2012-04-13 06:58:28Morris

[UVA] 10871 - Primed Subsequence

Problem B
Primed Subsequence
Input:
standard input
Output: standard output


Primed Sequences

Given a sequence of positive integers of length n, we define a primed subsequence as a consecutive subsequence of length at least two that sums to a prime number greater than or equal to two.

For example, given the sequence:

3 5 6 3 8

There are two primed subsequences of length 2 (5 + 6 = 11 and 3 + 8 = 11), one primed subsequence of length 3 (6 + 3 + 8 = 17), and one primed subsequence of length 4 (3 + 5 + 6 + 3 = 17).

Input

Input consists of a series of test cases.
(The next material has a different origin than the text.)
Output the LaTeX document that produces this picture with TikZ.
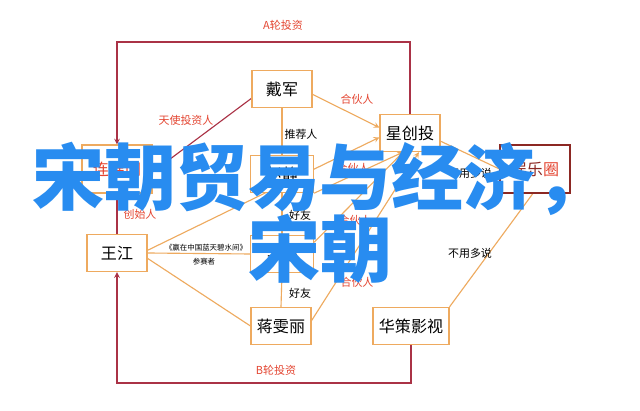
\documentclass[tikz,border=0pt]{standalone}
\usepackage{fontspec}
\setmainfont{Noto Sans CJK SC}
\usetikzlibrary{backgrounds}
\definecolor{boxorange}{RGB}{238,170,95}
\definecolor{linered}{RGB}{170,50,70}
\definecolor{labelred}{RGB}{228,70,50}
\definecolor{darkbrown}{RGB}{140,40,35}
\definecolor{titleblue}{RGB}{40,140,240}
\tikzset{
  box/.style={draw=boxorange, line width=0.8pt, fill=white, minimum width=1.5cm, minimum height=0.93cm, inner sep=1pt, font=\fontsize{11.4}{13}\selectfont},
  tag/.style={font=\fontsize{7.8}{9}\selectfont, inner sep=1pt},
  redtag/.style={tag, text=labelred},
  tinytag/.style={font=\fontsize{5.3}{6}\selectfont, inner sep=1pt},
  orangeline/.style={draw=boxorange, line width=0.8pt},
  redline/.style={draw=linered, line width=0.8pt},
  title/.style={text=titleblue, font=\fontsize{51.2}{51.2}\selectfont\bfseries, inner sep=0pt, anchor=base}
}
\begin{document}
\begin{tikzpicture}[x=0.025cm, y=-0.025cm, >=stealth]
        \useasboundingbox (0,0) rectangle (640,411);
        % boxes
        \node[box] (DJ) at (282,89) {戴军};
        \node[box] (XCT) at (410,133) {星创投};
        \node[box, minimum width=1.75cm, minimum height=1.2cm, text=labelred] (LJ) at (117,169) {连锦网};
        \node[box, minimum width=1.58cm] (ZJ) at (282,174) {赵静};
        \node[box, draw=darkbrown, minimum width=1.75cm, minimum height=1.2cm, text=darkbrown] (YLQ) at (535,169) {娱乐\textcolor{labelred}{圈}};
        \node[box] (WJ) at (117,253) {王江};
        \node[box, minimum width=1.58cm] (YN) at (282,254) {尹娜};
        \node[box] (JWL) at (281,326) {蒋雯丽};
        \node[box, minimum width=1.9cm] (HC) at (411,326) {华策影视};
        \coordinate (Atop) at (0,42);
        \coordinate (Bbot) at (0,383);

        % labels
        \node[redtag] (A) at (283,25) {A轮投资};
        \node[redtag] (B) at (276,370) {B轮投资};
        \node[redtag] (DX) at (357,99) {合伙人};
        \node[redtag] (DL) at (186,120) {天使投资人};
        \node[tag] (DZ) at (301,134) {推荐人};
        \node[redtag] (LW) at (140,214) {创始人};
        \node[tag] (ZY) at (300,215) {好友};
        \node[redtag] (WX) at (353,168) {合伙人};
        \node[redtag] (YX) at (355,220) {合伙人};
        \node[tinytag] (WY) at (206,248) {《赢在中国蓝天碧水间》};
        \node[tinytag] (WYB) at (204,262) {参赛者};
        \node[tag] (YJ) at (300,293) {好友};
        \node[redtag] (JX) at (357,282) {合伙人};
        \node[tag] (XY) at (470,173) {不用多说};
        \node[tag] (HY) at (470,253) {不用多说};

        \begin{pgfonlayer}{background}
            \fill[white] (0,0) rectangle (640,411);
            \draw[redline,->] (XCT.north) -- (XCT.north |- Atop) -| (LJ.north);
            \draw[redline,->] (HC.south) -- (HC.south |- Bbot) -| (WJ.south);
            \draw[redline,->] (DJ.197) -- (LJ.-5);
            \draw[redline] (LJ.south) -- (WJ.north);
            \draw[orangeline,->] (DJ.-10) -- (XCT.170);
            \draw[orangeline] (DJ.south) -- (ZJ.north);
            \draw[orangeline,->] (WJ.5) -- (XCT.188);
            \draw[orangeline,->] (ZJ.south east) -- (XCT.-110);
            \draw[orangeline,->] (YN.20) -- (XCT.-110);
            \draw[orangeline,->] (JWL.10) -- (XCT.-65);
            \draw[orangeline] (ZJ.south) -- (YN.north);
            \draw[orangeline] (YN.south) -- (JWL.north);
            \draw[orangeline] (WJ.east) -- (YN.west);
            \draw[orangeline] (WJ.-10) -- (JWL.west);
            \draw[orangeline] (XCT.-15) -- (YLQ.west);
            \draw[orangeline] (HC.north east) -- (YLQ.-95);
        \end{pgfonlayer}

        % overlay
        \node[title] (T1) at (320,205) {宋朝贸易与经济，};
        \node[title] (T2) at (320,277) {宋朝};
    \end{tikzpicture}
\end{document}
The first line consists of an integer t (1<t<21), the number of test cases. Each test case consists of one line. The line begins with the integer n, 0< n< 10001,

followed by n non-negative numbers less than 10000 comprising the sequence. You should note that 80% of the test cases will have at most 1000 numbers in the sequence.

 

Output

For each sequence, print the “Shortest primed subsequence is length x:”, where x is the length of the shortest primed subsequence, followed by the shortest primed subsequence, separated by spaces. If there are multiple such sequences, print the one that occurs first. If there are no such sequences, print “This sequence is anti-primed.”.

 

Sample Input                                       

3

5 3 5 6 3 8

5 6 4 5 4 12

21 15 17 16 32 28 22 26 30 34 29 31 20 24 18 33 35 25 27 23 19 21

 

 

Output for Sample Input

Shortest primed subsequence is length 2: 5 6

Shortest primed subsequence is length 3: 4 5 4

This sequence is anti-primed.



做法 Greedy+判斷質數
優先長度由 2 窮舉到 n
  次基點由 1 窮舉到 n
窮舉 O(n^2) 也會過

#include <stdio.h>
#include <stdlib.h>
#include <math.h>
int Prime[5500], Pt;
void sieve() {
    Pt = 0;
    char mark[50000] = {};
    int i, j;
    for(i = 2; i < 50000; i++) {
        if(mark[i] == 0) {
            Prime[Pt++] = i;
            for(j = 2; i*j < 50000; j++)
                mark[i*j] = 1;
        }
    }
}
int judgePrime(int n) {
    static int i, sqr;
    sqr = (int)sqrt(n);
    for(i = 0; Prime[i] <= sqr && i < Pt; i++)
        if(n%Prime[i] == 0)
            return 0;
    return 1;
}
int main() {
    sieve();
    int t, n, i, j, k;
    scanf("%d", &t);
    while(t--) {
        scanf("%d", &n);
        int A[10000], B[10000];
        for(i = 0; i < n; i++) {
            scanf("%d", &A[i]);
            B[i] = A[i];
            if(i != 0)
                A[i] += A[i-1];
        }
        int flag = 0, tmp;
        for(i = 2; i <= n && !flag; i++) {
            for(j = 0; j <= n-i && !flag; j++) {
                if(j == 0)
                    tmp = A[j+i-1];
                else
                    tmp = A[j+i-1] - A[j-1];
                if(judgePrime(tmp) == 1) {
                    printf("Shortest primed subsequence is length %d:", i);
                    for(k = j; k < j+i; k++)
                        printf(" %d", B[k]);
                    flag = 1;
                    puts("");
                }
            }
        }
        if(!flag)
            puts("This sequence is anti-primed.");
    }
    return 0;
}